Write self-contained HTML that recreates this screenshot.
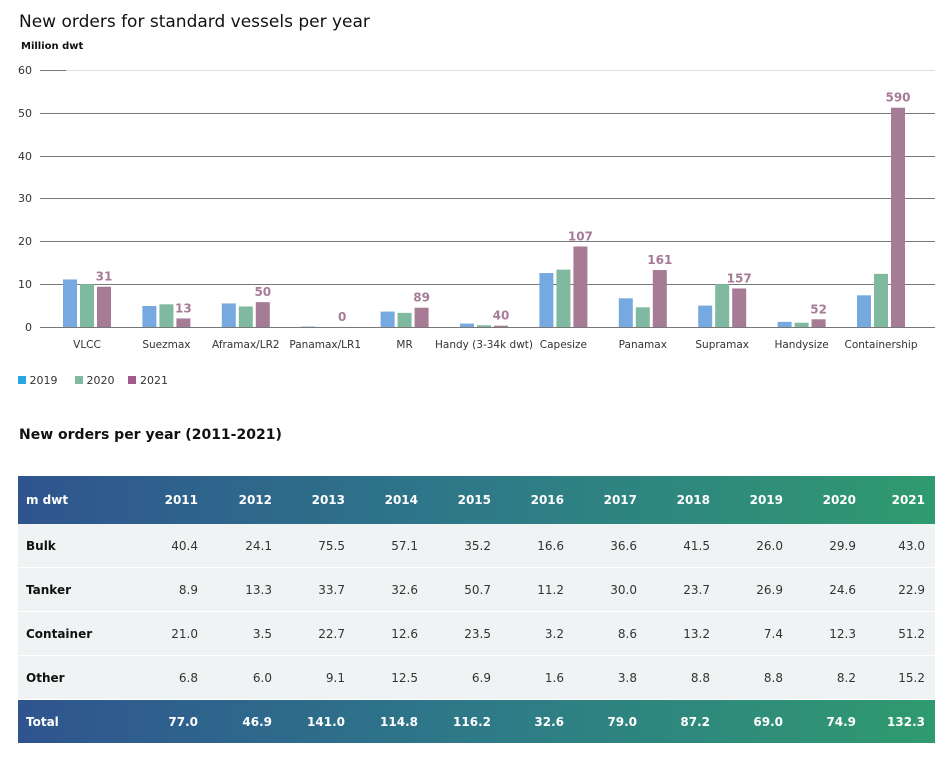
<!DOCTYPE html><html><head><style>
body{margin:0;width:948px;height:778px;background:#fff;font-family:"DejaVu Sans","Liberation Sans",sans-serif;position:relative;overflow:hidden}
.t{position:absolute;white-space:nowrap}
table{position:absolute;left:18px;top:476px;width:917px;border-collapse:collapse;font-size:12px;table-layout:fixed}
td{height:43px;padding:0 10px 0 0;text-align:right;color:#333}
td:first-child{text-align:left;padding-left:8px;font-weight:bold;color:#111}
tr.h td{color:#fff;font-weight:bold;height:48px}
tr.f td{color:#fff;font-weight:bold;height:43px}
tr.h,tr.f{background:linear-gradient(90deg,#2f548f,#2e7a88 50%,#2f9a6f)}
tr.r{background:#f0f3f4;border-bottom:1px solid #fff}
</style></head><body>
<div class="t" style="left:19px;top:12px;font-size:17px;color:#111">New orders for standard vessels per year</div>
<div class="t" style="left:21px;top:41px;font-size:10px;font-weight:bold;color:#111">Million dwt</div>
<svg style="position:absolute;left:0;top:0" width="948" height="400" font-family="DejaVu Sans,Liberation Sans,sans-serif">
<g fill="#333" font-size="11" text-anchor="end">
<text x="32" y="74">60</text><text x="32" y="117">50</text><text x="32" y="160">40</text><text x="32" y="202">30</text><text x="32" y="245">20</text><text x="32" y="288">10</text><text x="32" y="331">0</text></g>
<g stroke="#777" stroke-width="1"><line x1="40" x2="66" y1="70.5" y2="70.5"/><line x1="66" x2="935" y1="70.5" y2="70.5" stroke="#ddd"/>
<line x1="40" x2="935" y1="113.5" y2="113.5"/><line x1="40" x2="935" y1="156.5" y2="156.5"/><line x1="40" x2="935" y1="198.5" y2="198.5"/><line x1="40" x2="935" y1="241.5" y2="241.5"/><line x1="40" x2="935" y1="284.5" y2="284.5"/><line x1="40" x2="935" y1="327.5" y2="327.5"/></g>
<g id="bars"></g>
</svg>
<div class="t" style="left:18px;top:374px;font-size:11px;color:#333"><span style="display:inline-block;width:8px;height:8px;background:#2aa5df"></span> 2019 &nbsp;&nbsp;&nbsp; <span style="display:inline-block;width:8px;height:8px;background:#7fb99f"></span> 2020 &nbsp;&nbsp; <span style="display:inline-block;width:8px;height:8px;background:#a0598a"></span> 2021</div>
<div class="t" style="left:19px;top:427px;font-size:14px;font-weight:bold;color:#111">New orders per year (2011-2021)</div>
<table>
<colgroup><col style="width:120px"><col style="width:70px"><col style="width:74px"><col style="width:73px"><col style="width:73px"><col style="width:73px"><col style="width:73px"><col style="width:73px"><col style="width:73px"><col style="width:73px"><col style="width:73px"><col style="width:69px"></colgroup>
<tr class="h"><td>m dwt</td><td>2011</td><td>2012</td><td>2013</td><td>2014</td><td>2015</td><td>2016</td><td>2017</td><td>2018</td><td>2019</td><td>2020</td><td>2021</td></tr>
<tr class="r"><td>Bulk</td><td>40.4</td><td>24.1</td><td>75.5</td><td>57.1</td><td>35.2</td><td>16.6</td><td>36.6</td><td>41.5</td><td>26.0</td><td>29.9</td><td>43.0</td></tr>
<tr class="r"><td>Tanker</td><td>8.9</td><td>13.3</td><td>33.7</td><td>32.6</td><td>50.7</td><td>11.2</td><td>30.0</td><td>23.7</td><td>26.9</td><td>24.6</td><td>22.9</td></tr>
<tr class="r"><td>Container</td><td>21.0</td><td>3.5</td><td>22.7</td><td>12.6</td><td>23.5</td><td>3.2</td><td>8.6</td><td>13.2</td><td>7.4</td><td>12.3</td><td>51.2</td></tr>
<tr class="r"><td>Other</td><td>6.8</td><td>6.0</td><td>9.1</td><td>12.5</td><td>6.9</td><td>1.6</td><td>3.8</td><td>8.8</td><td>8.8</td><td>8.2</td><td>15.2</td></tr>
<tr class="f"><td>Total</td><td>77.0</td><td>46.9</td><td>141.0</td><td>114.8</td><td>116.2</td><td>32.6</td><td>79.0</td><td>87.2</td><td>69.0</td><td>74.9</td><td>132.3</td></tr>
</table>
<script>
var d=[["VLCC",11.1,10,9.4,"31"],["Suezmax",4.9,5.3,2,"13"],["Aframax/LR2",5.5,4.8,5.8,"50"],["Panamax/LR1",0.1,0,0,"0"],["MR",3.6,3.3,4.5,"89"],["Handy (3-34k dwt)",0.8,0.4,0.3,"40"],["Capesize",12.6,13.4,18.8,"107"],["Panamax",6.7,4.6,13.3,"161"],["Supramax",5,10,9,"157"],["Handysize",1.2,1,1.8,"52"],["Containership",7.4,12.4,51.2,"590"]];
var c=["#76a9e0","#7fb99f","#a67b96"],s="";
d.forEach(function(r,i){var cx=87+i*79.4;for(var k=0;k<3;k++){var h=r[k+1]*4.283;s+='<rect x="'+(cx-24+k*17)+'" y="'+(327-h)+'" width="14" height="'+h+'" fill="'+c[k]+'"/>';}
var top=327-r[3]*4.283;s+='<text x="'+(cx+17)+'" y="'+(top-6)+'" fill="#a67b96" font-size="12" font-weight="bold" text-anchor="middle">'+r[4]+'</text>';
s+='<text x="'+cx+'" y="348" fill="#333" font-size="10.5" text-anchor="middle">'+r[0]+'</text>';});
document.getElementById("bars").innerHTML=s;
</script>
</body></html>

--------------------

▶ **Exercise objective**
Reproduce the material in full, word for word, and omit the pictures.

▶ **Result of this task**
Write self-contained HTML that recreates this screenshot.
<!DOCTYPE html><html><head><style>
body{margin:0;width:948px;height:778px;background:#fff;font-family:"DejaVu Sans","Liberation Sans",sans-serif;position:relative;overflow:hidden}
.t{position:absolute;white-space:nowrap}
table{position:absolute;left:18px;top:476px;width:917px;border-collapse:collapse;font-size:12px;table-layout:fixed}
td{height:43px;padding:0 10px 0 0;text-align:right;color:#333}
td:first-child{text-align:left;padding-left:8px;font-weight:bold;color:#111}
tr.h td{color:#fff;font-weight:bold;height:48px}
tr.f td{color:#fff;font-weight:bold;height:43px}
tr.h,tr.f{background:linear-gradient(90deg,#2f548f,#2e7a88 50%,#2f9a6f)}
tr.r{background:#f0f3f4;border-bottom:1px solid #fff}
</style></head><body>
<div class="t" style="left:19px;top:12px;font-size:17px;color:#111">New orders for standard vessels per year</div>
<div class="t" style="left:21px;top:41px;font-size:10px;font-weight:bold;color:#111">Million dwt</div>
<svg style="position:absolute;left:0;top:0" width="948" height="400" font-family="DejaVu Sans,Liberation Sans,sans-serif">
<g fill="#333" font-size="11" text-anchor="end">
<text x="32" y="74">60</text><text x="32" y="117">50</text><text x="32" y="160">40</text><text x="32" y="202">30</text><text x="32" y="245">20</text><text x="32" y="288">10</text><text x="32" y="331">0</text></g>
<g stroke="#777" stroke-width="1"><line x1="40" x2="66" y1="70.5" y2="70.5"/><line x1="66" x2="935" y1="70.5" y2="70.5" stroke="#ddd"/>
<line x1="40" x2="935" y1="113.5" y2="113.5"/><line x1="40" x2="935" y1="156.5" y2="156.5"/><line x1="40" x2="935" y1="198.5" y2="198.5"/><line x1="40" x2="935" y1="241.5" y2="241.5"/><line x1="40" x2="935" y1="284.5" y2="284.5"/><line x1="40" x2="935" y1="327.5" y2="327.5"/></g>
<g id="bars"></g>
</svg>
<div class="t" style="left:18px;top:374px;font-size:11px;color:#333"><span style="display:inline-block;width:8px;height:8px;background:#2aa5df"></span> 2019 &nbsp;&nbsp;&nbsp; <span style="display:inline-block;width:8px;height:8px;background:#7fb99f"></span> 2020 &nbsp;&nbsp; <span style="display:inline-block;width:8px;height:8px;background:#a0598a"></span> 2021</div>
<div class="t" style="left:19px;top:427px;font-size:14px;font-weight:bold;color:#111">New orders per year (2011-2021)</div>
<table>
<colgroup><col style="width:120px"><col style="width:70px"><col style="width:74px"><col style="width:73px"><col style="width:73px"><col style="width:73px"><col style="width:73px"><col style="width:73px"><col style="width:73px"><col style="width:73px"><col style="width:73px"><col style="width:69px"></colgroup>
<tr class="h"><td>m dwt</td><td>2011</td><td>2012</td><td>2013</td><td>2014</td><td>2015</td><td>2016</td><td>2017</td><td>2018</td><td>2019</td><td>2020</td><td>2021</td></tr>
<tr class="r"><td>Bulk</td><td>40.4</td><td>24.1</td><td>75.5</td><td>57.1</td><td>35.2</td><td>16.6</td><td>36.6</td><td>41.5</td><td>26.0</td><td>29.9</td><td>43.0</td></tr>
<tr class="r"><td>Tanker</td><td>8.9</td><td>13.3</td><td>33.7</td><td>32.6</td><td>50.7</td><td>11.2</td><td>30.0</td><td>23.7</td><td>26.9</td><td>24.6</td><td>22.9</td></tr>
<tr class="r"><td>Container</td><td>21.0</td><td>3.5</td><td>22.7</td><td>12.6</td><td>23.5</td><td>3.2</td><td>8.6</td><td>13.2</td><td>7.4</td><td>12.3</td><td>51.2</td></tr>
<tr class="r"><td>Other</td><td>6.8</td><td>6.0</td><td>9.1</td><td>12.5</td><td>6.9</td><td>1.6</td><td>3.8</td><td>8.8</td><td>8.8</td><td>8.2</td><td>15.2</td></tr>
<tr class="f"><td>Total</td><td>77.0</td><td>46.9</td><td>141.0</td><td>114.8</td><td>116.2</td><td>32.6</td><td>79.0</td><td>87.2</td><td>69.0</td><td>74.9</td><td>132.3</td></tr>
</table>
<script>
var d=[["VLCC",11.1,10,9.4,"31"],["Suezmax",4.9,5.3,2,"13"],["Aframax/LR2",5.5,4.8,5.8,"50"],["Panamax/LR1",0.1,0,0,"0"],["MR",3.6,3.3,4.5,"89"],["Handy (3-34k dwt)",0.8,0.4,0.3,"40"],["Capesize",12.6,13.4,18.8,"107"],["Panamax",6.7,4.6,13.3,"161"],["Supramax",5,10,9,"157"],["Handysize",1.2,1,1.8,"52"],["Containership",7.4,12.4,51.2,"590"]];
var c=["#76a9e0","#7fb99f","#a67b96"],s="";
d.forEach(function(r,i){var cx=87+i*79.4;for(var k=0;k<3;k++){var h=r[k+1]*4.283;s+='<rect x="'+(cx-24+k*17)+'" y="'+(327-h)+'" width="14" height="'+h+'" fill="'+c[k]+'"/>';}
var top=327-r[3]*4.283;s+='<text x="'+(cx+17)+'" y="'+(top-6)+'" fill="#a67b96" font-size="12" font-weight="bold" text-anchor="middle">'+r[4]+'</text>';
s+='<text x="'+cx+'" y="348" fill="#333" font-size="10.5" text-anchor="middle">'+r[0]+'</text>';});
document.getElementById("bars").innerHTML=s;
</script>
</body></html>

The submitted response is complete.